Some lay in disgusting stupidity; others, with fiery faces, blasphemed God. Some, in temporary delirium, fancied themselves in palaces, surrounded by luxury, and brutally abused the servants, who, they supposed, refused to do their bidding.
Others there were, who, amid the beating of that pitiless tempest, believed themselves in the homes that they never more must see, and with hollow, reproachful voices, besought bread, and wondered why water was withheld from them by the hands that were most dear.
A few, whose worst passions were quickened by alcohol to a fiend-like fury, assaulted or wounded those who came in their way, making their shrieks of defiance, and their curses heard above the roar of the storm. Intemperance never displayed itself in more distressing attitudes.
At length, Death began to do his work. The miserable creatures fell every hour upon the deck, frozen, stiff, and hard. Each corpse, as it became breathless, was laid upon a heap of dead, that more space might be left for the survivors. Those who drank most freely, were the first to perish.
On the third day of these horrors, the inhabitants of Plymouth, after making many ineffectual attempts, reached the wreck, not without danger. What a melancholy spectacle! Lifeless bodies, hardened into every form that suffering could devise.

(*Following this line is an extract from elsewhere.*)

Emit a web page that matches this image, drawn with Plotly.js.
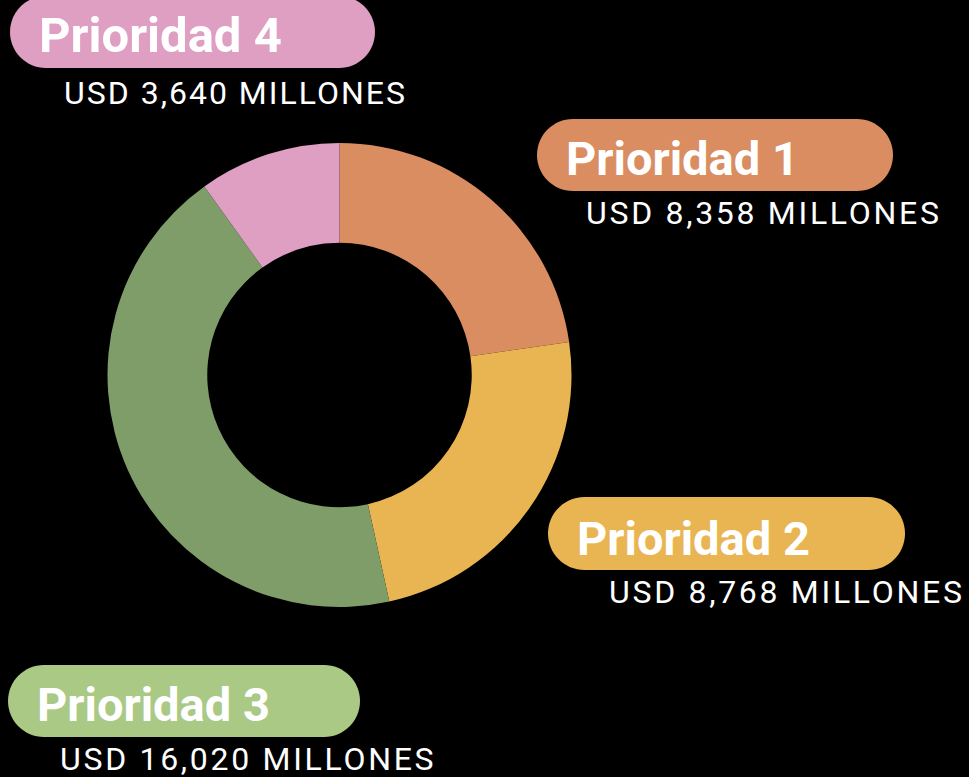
<!DOCTYPE html>
<html>
<head>
<meta charset="utf-8">
<script src="https://cdn.plot.ly/plotly-3.0.1.min.js"></script>
<style>html,body{margin:0;padding:0;background:#000;}#chart{width:969px;height:777px;}</style>
</head>
<body>
<div id="chart"></div>
<script>
const categories = ["Prioridad 1", "Prioridad 2", "Prioridad 3", "Prioridad 4"];
const values = [8358, 8768, 16020, 3640];
const valueLabels = ["USD 8,358 MILLONES", "USD 8,768 MILLONES", "USD 16,020 MILLONES", "USD 3,640 MILLONES"];
const sliceColors = ["#DA8D60", "#E9B553", "#7F9D69", "#DF9FC3"];
const pillColors = ["#DA8D60", "#E9B553", "#AAC985", "#DF9FC3"];

const W = 969, H = 777;
const px = x => x / W;
const py = y => 1 - y / H;

// pill boxes in pixels: [left, top, right, bottom]
const pills = [
  [537, 119, 893, 191],
  [548, 497, 905, 570],
  [8, 665, 360, 737],
  [10, -4, 375, 68]
];
const titlePos = [[565, 158], [576, 538], [36, 704], [38, 35.5]];
const titleSize = [47, 47, 47, 49];
const valuePos = [[585, 213], [608, 592], [59, 758.5], [63, 93]];
const valueSpacing = [2.7, 2.7, 2.7, 2.0];

function pillPath(b) {
  const [l, t, r, bt] = b;
  const rad = (bt - t) / 2;
  const k = 0.5523 * rad;
  const P = (x, y) => px(x) + ',' + py(y);
  let d = 'M' + P(l + rad, t);
  d += ' L' + P(r - rad, t);
  d += ' C' + P(r - rad + k, t) + ' ' + P(r, t + rad - k) + ' ' + P(r, t + rad);
  d += ' C' + P(r, t + rad + k) + ' ' + P(r - rad + k, bt) + ' ' + P(r - rad, bt);
  d += ' L' + P(l + rad, bt);
  d += ' C' + P(l + rad - k, bt) + ' ' + P(l, t + rad + k) + ' ' + P(l, t + rad);
  d += ' C' + P(l, t + rad - k) + ' ' + P(l + rad - k, t) + ' ' + P(l + rad, t);
  d += ' Z';
  return d;
}

const shapes = pills.map((b, i) => ({
  type: 'path', xref: 'paper', yref: 'paper', path: pillPath(b),
  fillcolor: pillColors[i], line: {width: 0}, layer: 'below'
}));

const annotations = [];
categories.forEach((c, i) => {
  annotations.push({
    text: c, xref: 'paper', yref: 'paper', x: px(titlePos[i][0]), y: py(titlePos[i][1]),
    xanchor: 'left', yanchor: 'middle', align: 'left', showarrow: false, borderpad: 0,
    font: {family: 'Roboto', size: titleSize[i], color: '#FFFFFF', weight: 700}
  });
  annotations.push({
    text: valueLabels[i], xref: 'paper', yref: 'paper', x: px(valuePos[i][0]), y: py(valuePos[i][1]),
    xanchor: 'left', yanchor: 'middle', align: 'left', showarrow: false, borderpad: 0,
    font: {family: 'Roboto', size: 32, color: '#FFFFFF'}
  });
});

const trace = {
  type: 'pie', labels: categories, values: values, hole: 0.57,
  sort: false, direction: 'clockwise', rotation: 0,
  marker: {colors: sliceColors, line: {width: 0}},
  textinfo: 'none', hoverinfo: 'none',
  domain: {x: [px(107), px(572)], y: [py(607), py(143)]}
};

Plotly.newPlot('chart', [trace], {
  width: W, height: H, margin: {l: 0, r: 0, t: 0, b: 0},
  paper_bgcolor: '#000000', plot_bgcolor: '#000000', showlegend: false,
  shapes: shapes, annotations: annotations
}, {displayModeBar: false, staticPlot: true}).then(() => {
  document.querySelectorAll('#chart .annotation-text').forEach(t => {
    const idx = valueLabels.indexOf(t.textContent);
    if (idx >= 0) t.style.letterSpacing = valueSpacing[idx] + 'px';
  });
});
</script>
</body>
</html>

Many lay in a vast pile. Others sat, with their heads reclining on their knees; others, grasping the ice-covered ropes; some in a posture of defence like the dying gladiator: and others, with hands held up to heaven, as if deprecating their awful fate.
Orders were given to search earnestly for every mark or sign of life. One boy was distinguished amid a mass of dead, only by the trembling of one of his eyelids. The poor survivors were kindly received into the houses of the people of Plymouth, and every effort used for their restoration.
The captain and lieutenant, and a few others, who had abstained from the use of ardent spirits, survived. The remainder were buried, some in separate graves, and others in a large pit, whose hollow is still to be seen, on the south-west side of the burial ground in Plymouth.
The funeral obsequies were most solemn. When the clergyman, who was to perform the last services, first entered the church, and saw more than seventy dead bodies; some fixing upon him their stony eyes, and others, with faces, stiffened into the horrible expression of their last mortal agony, he was so affected as to faint.
Some, were brought on shore alive, and received every attention, but survived only a short time. Others, were restored after long sickness, but with limbs so injured by frost, as to become cripples for life.